The scale of settlement expansion, detailed in the UN Secretary-General’s latest report, is staggering. Between June and September, Israeli authorities advanced or approved more than 20,000 housing units in occupied territory, while demolitions and evictions of Palestinian homes increased. Nearly 420 Palestinians, mostly women and children, were displaced during this period alone. These figures are not just numbers; they represent a systematic attempt to erase Palestinian presence from their own land. As Ambassador Ahmad warned, if the Security Council cannot enforce its own resolutions-particularly Resolution 2334, which explicitly calls for a halt to settlements-it risks losing credibility altogether.
The E-1 settlement plan epitomizes this danger. By cutting East Jerusalem off from the West Bank, it would make a contiguous Palestinian state geographically impossible, burying the two-state solution that remains the only viable framework for peace. Israel’s defiance of international law, and its accelerating settlement policies, reveal a clear intent to predetermine realities on the ground, rendering negotiations meaningless. Pakistan’s warning at the UN was not only timely but essential: unless the world acts now, the window for peace will slam shut.
At the same time, the Pakistani envoy acknowledged “glimmers of hope.” The Two-State Solution Conference co-chaired by France and Saudi Arabia, the recognitions of Palestine by several states, and regional diplomatic initiatives suggest that global support for Palestinian statehood is deepening. Pakistan’s pledge to work constructively with partners to promote consensus underscores its role as a responsible actor, committed not to rhetoric but to outcomes that alleviate Palestinian suffering and preserve the possibility of peace.

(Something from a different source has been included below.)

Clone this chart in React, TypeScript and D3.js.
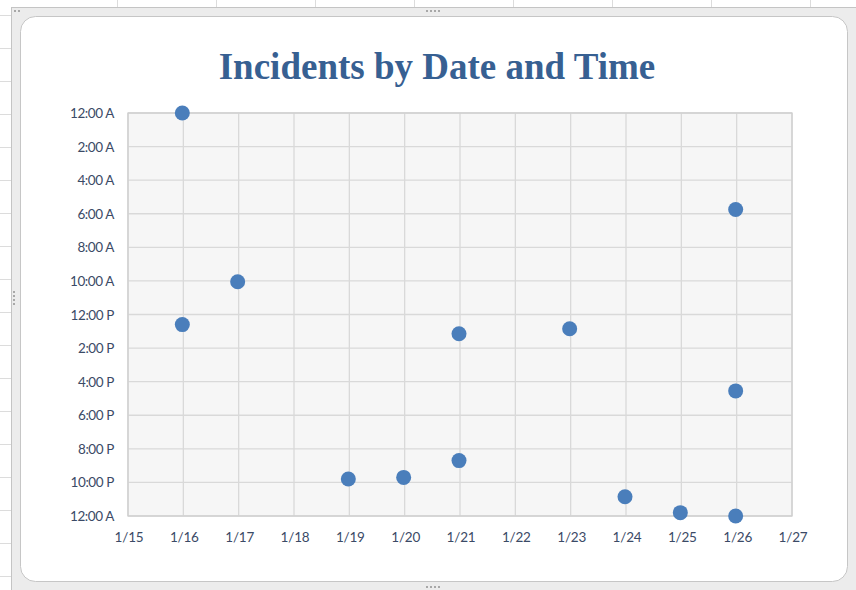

The humanitarian toll of Israel’s actions in Gaza and the West Bank remains catastrophic. Since the war began in October 2023, more than 66,000 Palestinians-most of them women and children-have been killed. Gaza’s homes, schools, and hospitals lie in ruins, while its people face not just bombardment from the sky but starvation on the ground. Ambassador Ahmad’s words-“Gaza is not only being bombed; its people are being starved”-captured the cruel duality of violence and blockade. The forced displacement of nearly a million people in Gaza, with no safe refuge left, is nothing less than ethnic cleansing unfolding in plain sight.
Against this backdrop, Pakistan’s call was unambiguous: an immediate ceasefire; lifting the blockade on Gaza; unimpeded humanitarian access; release of hostages and Palestinian prisoners; a categorical rejection of annexation; and full implementation of Resolution 2334. These steps, he stressed, are prerequisites to preserving the two-state solution and launching a credible political process leading to a sovereign, independent Palestinian state with pre-1967 borders and Al-Quds Al-Sharif as its capital. The message was firm: “The people of Palestine cannot wait.”
The international community must ask itself: how long will it tolerate this open defiance of international law? Each demolition, each settlement, each airstrike that targets civilians chips away at the already fragile trust in the global order. If UN resolutions can be ignored without consequence, what faith can oppressed peoples anywhere have in the legitimacy of the international system? The Security Council cannot afford paralysis; its silence or inaction only emboldens aggressors and deepens suffering.
Pakistan’s consistent advocacy for Palestinian rights carries a moral weight born of its own history and sacrifices. It understands the price of conflict, the importance of justice, and the need for multilateralism in securing peace. By aligning itself with initiatives from both the Islamic world and Western partners, Pakistan has shown that it is willing to bridge divides in pursuit of justice for Palestine. But this pursuit must be matched by real commitments from powerful states-commitments that go beyond words to sanctions, accountability, and pressure where it matters most.
The road to peace in the Middle East will not be easy, but it begins with halting the very policies that make peace impossible. Settlement expansion is not just a “complication” for negotiations-it is the deliberate destruction of any path to coexistence. The international community must recognize this reality and act with urgency. For without justice in Palestine, peace in the region will remain an illusion.
Pakistan’s statement at the UN was, above all, a reminder that silence is complicity. The question is no longer whether the two-state solution is desirable-it is whether the world is willing to defend it before it disappears altogether.